Shoegaze.
It was a pretty cool niche side genre to British indie pop in the 1980’s and 90s. Dreamy vocals, walls of fuzzy guitars, hypnotic melodies, and often understated pop slightly submerged under psychedelic atmospherics and even garage rock sonics. Some of those bands crossed over with poppier songs, but others forged a strong audience nonetheless. The Jesus & Mary Chain, Cocteau Twins, Ride, My Bloody Valentine, Lush, Slowdive all made defining albums for me in that period. My pop sensibilities soon had me favouring the shiny world of delicious Brit-Pop’s 7″ singles. But I still hold many of those records dear to my heart.

Fast forward twenty years or so and there seems to be a new wave of shoegaze, although people refer to it as ‘dream pop’ these days, which I think I prefer. Two of my favourite songs from last year, Try and Sure were from Brisbane artist Hatchi (aka Harriet ex of the marvellous Go-Violets, and currently also in the pop-tabulous Babaganouj).
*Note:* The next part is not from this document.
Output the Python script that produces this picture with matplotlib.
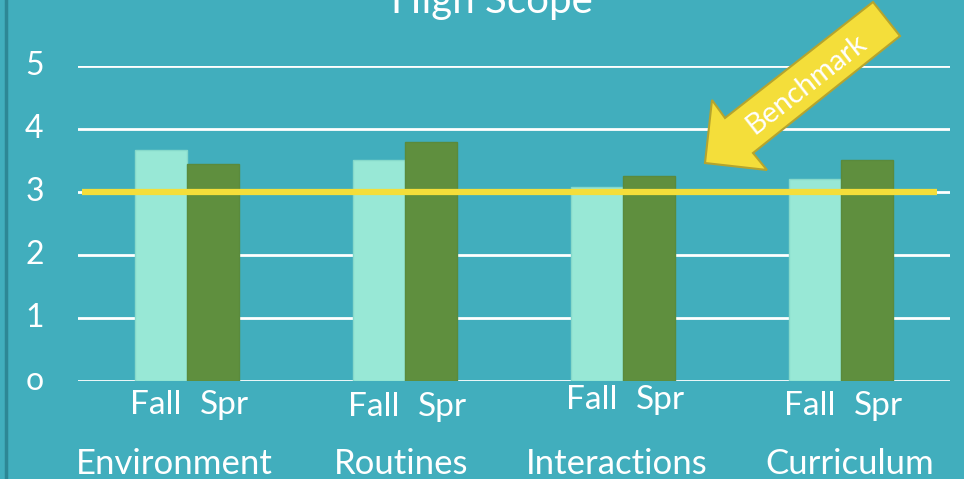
import numpy as np
import matplotlib.pyplot as plt
from matplotlib.patches import Polygon

categories = ['Environment', 'Routines', 'Interactions', 'Curriculum']
fall = [3.67, 3.51, 3.08, 3.21]
spring = [3.44, 3.79, 3.25, 3.51]
series_labels = ['Fall', 'Spr']
benchmark = 3
yticks = [0, 1, 2, 3, 4, 5]

bg = '#41aebd'
c_fall = '#98e8d6'
c_spr = '#5f8f3e'
c_yel = '#f4de3a'

plt.rcParams['font.family'] = ['Lato', 'DejaVu Sans']

fig = plt.figure(figsize=(9.64, 4.79), dpi=100)
fig.patch.set_facecolor(bg)
ax = fig.add_axes([78 / 964, 98 / 479, 872 / 964, 315 / 479])
ax.set_facecolor(bg)

x = np.arange(len(categories))
w = 0.24
ax.bar(x - w / 2, fall, w, color=c_fall, edgecolor='#86d9cb', linewidth=1, zorder=2)
ax.bar(x + w / 2, spring, w, color=c_spr, edgecolor='#5a8a3c', linewidth=1, zorder=2)

for yv in yticks:
    ax.axhline(yv, color='white', lw=2, zorder=1)

ax.plot([-0.48, 3.44], [benchmark, benchmark], color=c_yel, lw=4.5, zorder=3,
        solid_capstyle='butt')

ax.set_xlim(-0.5, 3.5)
ax.set_ylim(0, 5)
ax.set_xticks([])
ax.set_yticks([])
for s in ax.spines.values():
    s.set_visible(False)

# y tick labels
for yv in yticks:
    ax.text(-0.7, yv, str(yv) if yv else 'o', color='white', fontsize=23,
            ha='center', va='center', clip_on=False)

# Fall / Spr labels and category labels (text-box placement as on the slide)
lab_y = [-0.38, -0.42, -0.30, -0.40]
cat_dx = [-0.06, -0.02, -0.03, 0.04]
for i, cat in enumerate(categories):
    ax.text(i - 0.145, lab_y[i], series_labels[0], color='white', fontsize=24,
            ha='center', va='center', clip_on=False)
    ax.text(i + 0.17, lab_y[i], series_labels[1], color='white', fontsize=24,
            ha='center', va='center', clip_on=False)
    ax.text(i + cat_dx[i], -1.31, cat, color='white', fontsize=25,
            ha='center', va='center', clip_on=False)

# title, cut off at the top
fig.text(492 / 964, 1 - 2 / 479, 'High Scope', color='white', fontsize=29,
         ha='center', va='center')

# benchmark arrow (figure pixel coords, y from top)
pts = [(705, 163), (712, 100), (725, 118), (873, 2), (900, 36),
       (753, 153), (767, 170)]
arrow = Polygon([(px / 964, 1 - py / 479) for px, py in pts], closed=True,
                transform=fig.transFigure, facecolor=c_yel,
                edgecolor='#b5a42e', lw=1.5, zorder=5)
fig.patches.append(arrow)
fig.text(806 / 964, 1 - 84 / 479, 'Benchmark', color='white', fontsize=21,
         rotation=38, ha='center', va='center', rotation_mode='anchor', zorder=6)

# left border
fig.add_artist(plt.Line2D([6 / 964, 6 / 964], [0, 1], color='#2d8795', lw=2.5,
                          transform=fig.transFigure))

fig.savefig('out.png', dpi=100, facecolor=bg)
And from Melbourne we have five piece swirl-tastic Wild Meadows. They released an ep a couple of years ago, but their first full length (and self titled) album is released on March 2. I’m not sure what ages these guys (and gal) are, but I’ll wager that they had some serious ‘baggy’ older brothers and sisters in the 90’s, with kickass record collections. Over ten tracks I found myself hearing glimpses of Slowdive, Stone Roses, Ride, Lush, even The Rapture and The Strokes. Some of the more up-tempo songs like opener First Exit have a very Strokes vibe, urgent bass driven verses but it’s all Lush in the chorus. Feel The Noise kicks of like The Sundays and has that kind of ethereal echoy vocal swimming slightly back in the mix, which many of the band of this ouvre used in the past to great effect. These Days starts with a guitar riff which could be by early 90’s Cure. So you see where we are going with this. It’s not exactly copyist, but they are certainly wearing their influences on their sleeves. The production is very 90’s, which is no way meant as a criticism. I like it. I actually might even love it.

The guitars jangle, like broken glass surfing a wall of sound. The singers are great, the songs really strong, kickass bass player and drummer and there is a quality that is simultaneously twinkly and dark. If you loved (or indeed love) any of the bands name check in this review, Wild Meadows just might be the band you didn’t know you were looking for.